Posteriormente me envió Alberto un pequeño poema titulado Eduardo sobre el cual emití nada favorable juicio en carta que dirigí al autor, y que él dio á luz en la prensa bonaerense. Para mí, escribir poemas como el Eduardo es hacer un gasto estéril de fuerza intelectual, un derroche de sentimiento poético, es falsear la misión del poeta en las nacientes sociedades americanas. Quede á la Francia y á los pueblos viejos la literatura del escándalo. Hay sociedades que, como los hombres gastados, se alimentan, á imitación de los magnates romanos, en los días de corrupción y decadencia del gran imperio de los Césares, con manjares cargados de especias y salsas nauseabundas. La escuela literaria de Zola no puede ni debe aclimatarse en la América republicana. Nuestra manera de ser y nuestras aspiraciones son más ideales. Decimos, como los enemigos de ía cerveza, que hartas amarguras hay en la vida para saborear una más. Zola nos exhibe, en toda su desnudez repugnante, las debilidades, los errores, las miserias, las torpezas, las abominaciones todas de sociedades decrépitas, cacochimes, anémicas, por consecuencia del vicio. Las sociedades americanas, á Dios gracias, distan todavía mucho de familiarizarse con ese prosaico y execrable pandemónium. Aun tenemos el derecho de mirarlo todo por un prisma poético. Por eso reprobé, en Alberto, que empleara su claro talento en pintar escenas de pura fantasía, y para él completamente ignoradas por extrañas al centro social en que vivió. Afortunadamente para la gloria y renombre del poeta, no reincidió en el pecado.

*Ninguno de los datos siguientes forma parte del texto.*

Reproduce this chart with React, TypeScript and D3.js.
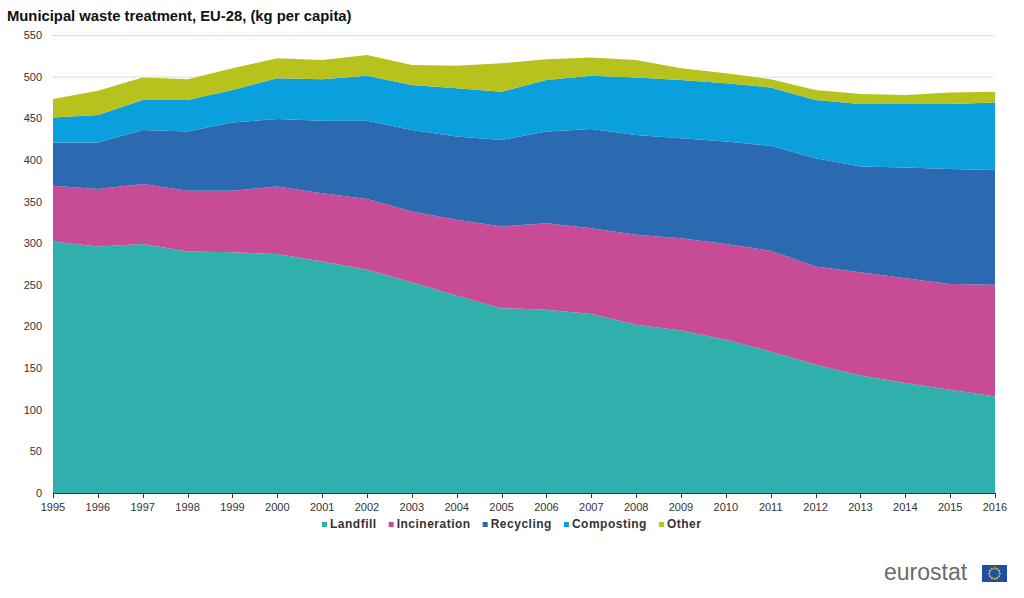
import React, { useEffect, useRef } from "react";
import * as d3 from "d3";

const years = [1995, 1996, 1997, 1998, 1999, 2000, 2001, 2002, 2003, 2004, 2005, 2006, 2007, 2008, 2009, 2010, 2011, 2012, 2013, 2014, 2015, 2016];
const landfill = [302, 296, 299, 290, 289, 287, 278, 268, 253, 237, 222, 220, 215, 202, 195, 184, 170, 154, 141, 132, 124, 116];
const incineration = [67, 69, 72, 73, 74, 81, 82, 85, 85, 91, 98, 104, 103, 108, 111, 115, 121, 118, 124, 126, 127, 134];
const recycling = [52, 56, 65, 71, 82, 81, 87, 94, 98, 100, 104, 110, 119, 120, 120, 123, 126, 130, 127, 133, 138, 138];
const composting = [30, 33, 36, 38, 39, 49, 50, 54, 54, 58, 58, 62, 64, 69, 70, 70, 70, 70, 75, 76, 78, 81];
const other = [22, 29, 27, 25, 26, 24, 23, 25, 24, 27, 34, 25, 22, 21, 14, 12, 10, 12, 12, 11, 14, 13];
const seriesNames = ["Landfill", "Incineration", "Recycling", "Composting", "Other"];
const seriesColors = ["#30b0ad", "#c84b95", "#2b69b0", "#0a9fdd", "#b7c21d"];
const yTicks = [0, 50, 100, 150, 200, 250, 300, 350, 400, 450, 500, 550];

const W = 1024;
const H = 598;
const font = "'Liberation Sans', Arial, sans-serif";

function App() {
  const ref = useRef<SVGSVGElement | null>(null);

  useEffect(() => {
    const svg = d3.select(ref.current);
    svg.selectAll("*").remove();

    const margin = { top: 35, right: 29, bottom: 105, left: 53 };
    const x = d3.scaleLinear().domain([1995, 2016]).range([margin.left, W - margin.right]);
    const y = d3.scaleLinear().domain([0, 550]).range([H - margin.bottom, margin.top]);

    const allSeries = [landfill, incineration, recycling, composting, other];
    const rows = years.map((yr, i) => {
      const row: any = { year: yr };
      seriesNames.forEach((n, k) => (row[n] = allSeries[k][i]));
      return row;
    });
    const stacked = d3.stack().keys(seriesNames)(rows);

    // title
    svg
      .append("text")
      .text("Municipal waste treatment, EU-28, (kg per capita)")
      .attr("x", 7)
      .attr("y", 21)
      .attr("font-family", font)
      .attr("font-weight", "bold")
      .attr("font-size", "14.8px")
      .attr("fill", "#111");

    // grid
    svg
      .append("g")
      .selectAll("line")
      .data(yTicks.filter((t) => t > 0))
      .enter()
      .append("line")
      .attr("x1", x(1995))
      .attr("x2", x(2016))
      .attr("y1", (d) => y(d) + 0.5)
      .attr("y2", (d) => y(d) + 0.5)
      .attr("stroke", "#bbb")
      .attr("stroke-width", 1)
      .attr("stroke-dasharray", "1,1");

    const area = d3
      .area<any>()
      .x((d) => x(d.data.year))
      .y0((d) => y(d[0]))
      .y1((d) => y(d[1]));

    svg
      .append("g")
      .selectAll("path")
      .data(stacked)
      .enter()
      .append("path")
      .attr("d", area)
      .attr("fill", (_, i) => seriesColors[i]);

    // y labels
    svg
      .append("g")
      .selectAll("text")
      .data(yTicks)
      .enter()
      .append("text")
      .text((d) => d)
      .attr("x", 42)
      .attr("y", (d) => y(d) + 4)
      .attr("text-anchor", "end")
      .attr("font-family", font)
      .attr("font-size", "11px")
      .attr("fill", "#333");

    // x axis
    const xAxis = svg.append("g");
    xAxis
      .append("line")
      .attr("x1", x(1995))
      .attr("x2", x(2016))
      .attr("y1", y(0) + 0.5)
      .attr("y2", y(0) + 0.5)
      .attr("stroke", "#333");
    xAxis
      .selectAll("line.tick")
      .data(years)
      .enter()
      .append("line")
      .attr("class", "tick")
      .attr("x1", (d) => Math.round(x(d)) + 0.5)
      .attr("x2", (d) => Math.round(x(d)) + 0.5)
      .attr("y1", y(0))
      .attr("y2", y(0) + 5)
      .attr("stroke", "#333");
    xAxis
      .selectAll("text")
      .data(years)
      .enter()
      .append("text")
      .text((d) => d)
      .attr("x", (d) => x(d))
      .attr("y", y(0) + 18)
      .attr("text-anchor", "middle")
      .attr("font-family", font)
      .attr("font-size", "11px")
      .attr("fill", "#333");

    // legend
    const legendItems = seriesNames.map((n, i) => ({ name: n, color: seriesColors[i] }));
    const legend = svg.append("g");
    let lx = 322;
    legendItems.forEach((it) => {
      const g = legend.append("g").attr("transform", `translate(${lx},528)`);
      g.append("rect").attr("x", 0).attr("y", -6).attr("width", 5).attr("height", 5).attr("fill", it.color);
      const t = g
        .append("text")
        .text(it.name)
        .attr("x", 8)
        .attr("y", 0)
        .attr("font-family", font)
        .attr("font-weight", "bold")
        .attr("font-size", "12px")
        .attr("letter-spacing", "0.5px")
        .attr("fill", "#333");
      const w = (t.node() as SVGTextElement).getComputedTextLength();
      lx += 8 + w + 12;
    });

    // eurostat logo
    svg
      .append("text")
      .text("eurostat")
      .attr("x", 884)
      .attr("y", 580)
      .attr("font-family", font)
      .attr("font-size", "23px")
      .attr("fill", "#6b6b6b");
    const flag = svg.append("g").attr("transform", "translate(982,565)");
    flag.append("rect").attr("width", 25).attr("height", 17).attr("fill", "#1f4ea3");
    const star = d3.symbol().type(d3.symbolStar).size(3);
    d3.range(12).forEach((k) => {
      const a = (k / 12) * 2 * Math.PI;
      flag
        .append("path")
        .attr("d", star())
        .attr("transform", `translate(${12.5 + 5.3 * Math.cos(a)},${8.5 + 5.3 * Math.sin(a)})`)
        .attr("fill", "#ffdd00");
    });
  }, []);

  return (
    <svg
      ref={ref}
      width={W}
      height={H}
      style={{ position: "absolute", left: 0, top: 0, background: "#fff" }}
    />
  );
}

export default App;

En el tomito que publicó en 1882 es donde el poeta se exhibe ya con faz propia, sin amaneramiento ni timidez. Hay entonación robusta en los tercetos, de caprichosa estructura, con que dedica el libro:


A la memoria de mi madre santa—

jamás las peripecias del combate

que el ardimiento nubil agiganta,

te anuncien que mi espíritu se abate.


Juguete de la duda, el hombre canta

cuan.do su corazón, á cada embate,

con más viril aliento se levanta.


Pues hombre me educaste, á ti refluya.

si triunfo, el galardón de mi energía;

¡porque es la gloria de mis sueños tuya!


Yo no amo á los poetas que, olvidándose de su sexo, llenen pusilanimidades de mujer nerviosa y asustadiza, ó vacilaciones de coqueta. Yo quiero al poeta que, en los albores de la vida, es ante todo, hombre, y que, como Alberto, dice:


Permítame la suerte que merezca

batirme por mi patria y por mi dama,

lo mismo que en la edad caballeresca.


¡A meditar de pie! Por las colinas

vagando ó ascendiendo la montaña,

pensar al mismo tiempo que caminas.


Si marchas, el progreso te acompaña;

si te detienes, quedas atrasado,

y el muerto mar tu inteligencia baña.


Poeta, y poeta trascendental como Olegario Andrade. como Carlos Guido, como Rafael Obligado, como Ricardo Gutiérrez, como Palacio (Almafuerte), como Lugones, como Leopoldo Díaz y como Martín García Mérou, es, sin duda, el autor de los, por muchos conceptos, admirables cantos á Giordano Bruno y Dante Alighieri, que de paso sea dicho, son, en la forma, las más cuidadas y correctas de las poesías de Alberto. ¡Esos son versos! ¡Eso es poesía! ¡Así se escribe!— diría yo á mis discípulos si tuviera competencia para catedrático de literatura En esos dos cantos ha transparentado el poeta sus ideales políticos, sociales y religiosos. En nuestra joven América, el poeta está obligado á ser, ante todo, el cantor de la libertad y del derecho. Aunque pague tributo al amor y al ensueño, aunque se pierda en las áureas nebulosidades del infinito, su objetivo de combate ha de ser estigmatizar toda tiranía y todo abuso. Otra poesía es dublé y piedras falsas, y no riquísima joya del espíritu: es, como dijo un crítico, imitar en migajón de pan los mármoles y bronces de los grandes escultores.